Student Loan Collections Resume, Borrowers at Risk

Student loan collections have officially resumed in the United States, ending a five-year pause that had offered temporary relief to millions of borrowers. As of May 5, 2025, the U.S. Department of Education has begun recovering payments from those in default on federal student loans—a move that could carry serious consequences for personal finances, credit scores, and even the broader economy.

The End of a Long Pause

During the COVID-19 pandemic, both the Trump and Biden administrations put a halt on student loan repayments to ease financial burdens. While repayments technically resumed in September 2023, the Biden administration offered a one-year grace period—known as the “on-ramp”—during which missed payments did not negatively affect credit scores.

That grace period ended in September 2024. Since it takes about 90 days of missed payments for delinquency to appear on credit reports, the real credit impact is beginning now, in early 2025.

Who Is Affected?

The Department of Education has stated that over 5 million borrowers are currently in default, with another 4 million in late-stage delinquency, meaning they are 91 to 180 days behind on payments. These individuals now face the threat of wage garnishments, tax refund seizures, and damaged credit scores.

The burden is expected to fall most heavily on younger Americans. According to Morgan Stanley analysts, consumers under the age of 40 hold more than half of all student debt. While middle- and high-income individuals tend to carry larger loan balances, lower-income borrowers are more likely to default, making them particularly vulnerable under the new collection measures.

Credit Score Decline and Economic Ripple Effects

One of the most immediate impacts of resuming collections is a likely drop in credit scores. During the pandemic-era forbearance, many delinquent and defaulted borrowers actually saw their scores improve. Researchers at the Federal Reserve Bank of New York found that delinquent borrowers’ median credit score rose by 74 points, from 501 in late 2019 to 575 by the end of 2020.

But that progress is now in jeopardy. With collections back in motion and missed payments now being reported, analysts estimate that over 9 million borrowers will experience “substantial declines” in their credit standing in the first quarter of 2025.

This could make it harder for borrowers to secure loans for homes, cars, or other major purchases. In turn, this may have a dampening effect on consumer spending, which is a key driver of the U.S. economy.

A Minor GDP Impact, But Major Personal Struggles

While Morgan Stanley analysts suggest the resumption of collections will have a “relatively small” impact on the nation’s GDP, the individual consequences are far from small. Borrowers already struggling with rising living costs may be forced to cut back further, reducing discretionary spending and potentially delaying life milestones like buying property or starting a family.

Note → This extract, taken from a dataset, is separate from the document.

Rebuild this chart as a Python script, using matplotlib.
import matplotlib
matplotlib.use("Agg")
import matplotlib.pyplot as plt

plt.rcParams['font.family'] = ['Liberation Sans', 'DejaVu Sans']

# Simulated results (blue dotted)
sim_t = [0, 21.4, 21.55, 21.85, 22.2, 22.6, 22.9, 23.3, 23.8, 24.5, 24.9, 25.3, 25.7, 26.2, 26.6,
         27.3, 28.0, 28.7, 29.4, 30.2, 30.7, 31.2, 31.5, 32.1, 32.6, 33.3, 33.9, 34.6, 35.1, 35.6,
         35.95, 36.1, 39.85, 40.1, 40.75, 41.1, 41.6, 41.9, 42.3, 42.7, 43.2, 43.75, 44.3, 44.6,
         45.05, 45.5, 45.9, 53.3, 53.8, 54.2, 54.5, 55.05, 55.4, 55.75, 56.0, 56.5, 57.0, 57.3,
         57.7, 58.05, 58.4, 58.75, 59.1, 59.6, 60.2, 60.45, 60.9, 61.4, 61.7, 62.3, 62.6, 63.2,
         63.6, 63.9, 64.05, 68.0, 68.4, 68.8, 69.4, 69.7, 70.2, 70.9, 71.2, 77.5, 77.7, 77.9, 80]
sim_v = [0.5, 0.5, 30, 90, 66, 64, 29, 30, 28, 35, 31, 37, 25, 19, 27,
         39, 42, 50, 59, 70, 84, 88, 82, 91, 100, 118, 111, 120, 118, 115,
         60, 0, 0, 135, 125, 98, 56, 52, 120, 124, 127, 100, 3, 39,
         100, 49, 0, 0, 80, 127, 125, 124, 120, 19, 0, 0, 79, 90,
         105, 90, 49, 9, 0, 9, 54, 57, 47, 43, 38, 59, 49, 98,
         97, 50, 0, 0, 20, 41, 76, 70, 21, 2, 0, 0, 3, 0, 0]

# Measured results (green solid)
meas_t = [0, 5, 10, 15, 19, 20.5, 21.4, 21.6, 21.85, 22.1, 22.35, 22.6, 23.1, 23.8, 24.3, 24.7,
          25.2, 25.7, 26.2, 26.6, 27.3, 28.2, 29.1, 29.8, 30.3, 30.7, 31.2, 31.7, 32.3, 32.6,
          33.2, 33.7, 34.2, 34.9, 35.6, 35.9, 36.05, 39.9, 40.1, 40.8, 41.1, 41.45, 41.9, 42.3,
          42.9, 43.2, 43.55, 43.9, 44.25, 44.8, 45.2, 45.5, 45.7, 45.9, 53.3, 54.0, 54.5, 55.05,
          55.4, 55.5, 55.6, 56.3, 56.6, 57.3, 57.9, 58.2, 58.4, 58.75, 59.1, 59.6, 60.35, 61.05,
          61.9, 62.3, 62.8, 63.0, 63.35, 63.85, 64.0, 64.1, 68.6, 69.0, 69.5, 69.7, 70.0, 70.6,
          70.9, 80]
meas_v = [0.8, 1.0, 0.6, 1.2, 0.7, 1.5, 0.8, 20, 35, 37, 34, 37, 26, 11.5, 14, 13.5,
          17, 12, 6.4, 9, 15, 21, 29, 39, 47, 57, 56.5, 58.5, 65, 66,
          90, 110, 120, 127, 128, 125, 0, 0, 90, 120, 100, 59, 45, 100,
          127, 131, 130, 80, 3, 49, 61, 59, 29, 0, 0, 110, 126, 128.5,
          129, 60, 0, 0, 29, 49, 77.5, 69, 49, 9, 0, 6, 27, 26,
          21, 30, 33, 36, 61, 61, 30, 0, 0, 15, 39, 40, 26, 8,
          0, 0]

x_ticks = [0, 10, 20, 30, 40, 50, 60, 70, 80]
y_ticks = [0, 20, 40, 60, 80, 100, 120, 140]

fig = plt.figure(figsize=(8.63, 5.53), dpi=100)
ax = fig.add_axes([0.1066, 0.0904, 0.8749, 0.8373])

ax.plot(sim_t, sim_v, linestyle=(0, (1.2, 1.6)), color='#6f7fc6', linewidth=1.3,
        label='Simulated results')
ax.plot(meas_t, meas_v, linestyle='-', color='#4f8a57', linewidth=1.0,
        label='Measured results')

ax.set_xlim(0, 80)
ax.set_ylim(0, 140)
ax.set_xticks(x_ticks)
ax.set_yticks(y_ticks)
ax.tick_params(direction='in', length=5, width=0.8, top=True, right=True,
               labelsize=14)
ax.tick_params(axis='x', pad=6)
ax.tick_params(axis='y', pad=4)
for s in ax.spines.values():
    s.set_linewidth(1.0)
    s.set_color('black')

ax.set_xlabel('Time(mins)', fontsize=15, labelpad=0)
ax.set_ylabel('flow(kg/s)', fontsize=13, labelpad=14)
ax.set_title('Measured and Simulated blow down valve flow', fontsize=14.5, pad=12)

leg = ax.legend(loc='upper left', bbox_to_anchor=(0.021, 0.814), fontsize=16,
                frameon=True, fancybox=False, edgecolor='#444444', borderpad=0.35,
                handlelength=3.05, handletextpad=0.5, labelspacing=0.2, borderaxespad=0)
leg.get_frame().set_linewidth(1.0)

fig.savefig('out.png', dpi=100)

Government’s Stand: “Fairness” and Fiscal Responsibility

In its April statement, the Department of Education defended the decision as a matter of fairness to taxpayers. Education Secretary Linda McMahon stated, “American taxpayers will no longer be forced to serve as collateral for irresponsible student loan policies.” She added that the department will continue to help borrowers return to repayment “for the sake of their own financial health and our nation’s economic outlook.”

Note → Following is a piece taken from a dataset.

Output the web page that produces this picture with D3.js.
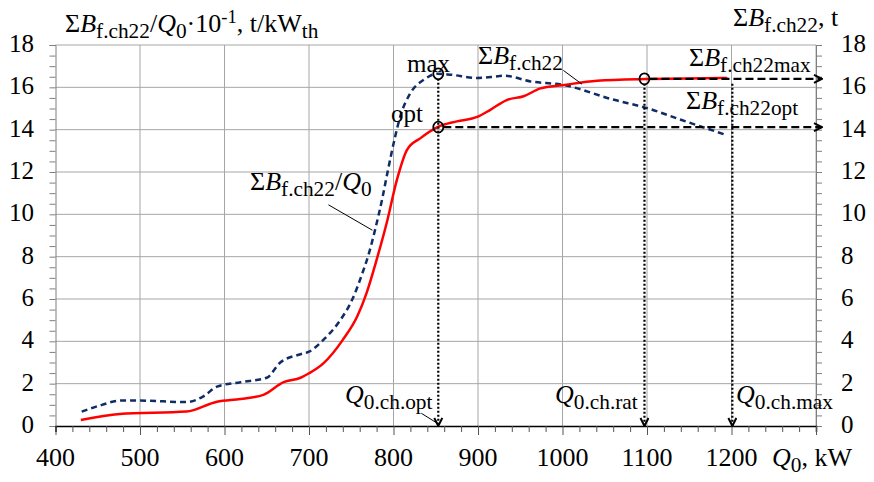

However, critics argue that the resumption of collections—without meaningful reforms to the student loan system—may only deepen existing financial inequalities and further strain vulnerable households.

Looking Ahead

As millions of Americans brace for the impact of resumed student loan collections, it’s clear that student debt remains a major issue, both personally and politically. While the government aims to enforce repayment laws, the challenge now is to balance accountability with empathy—and avoid pushing already struggling borrowers into deeper financial hardship.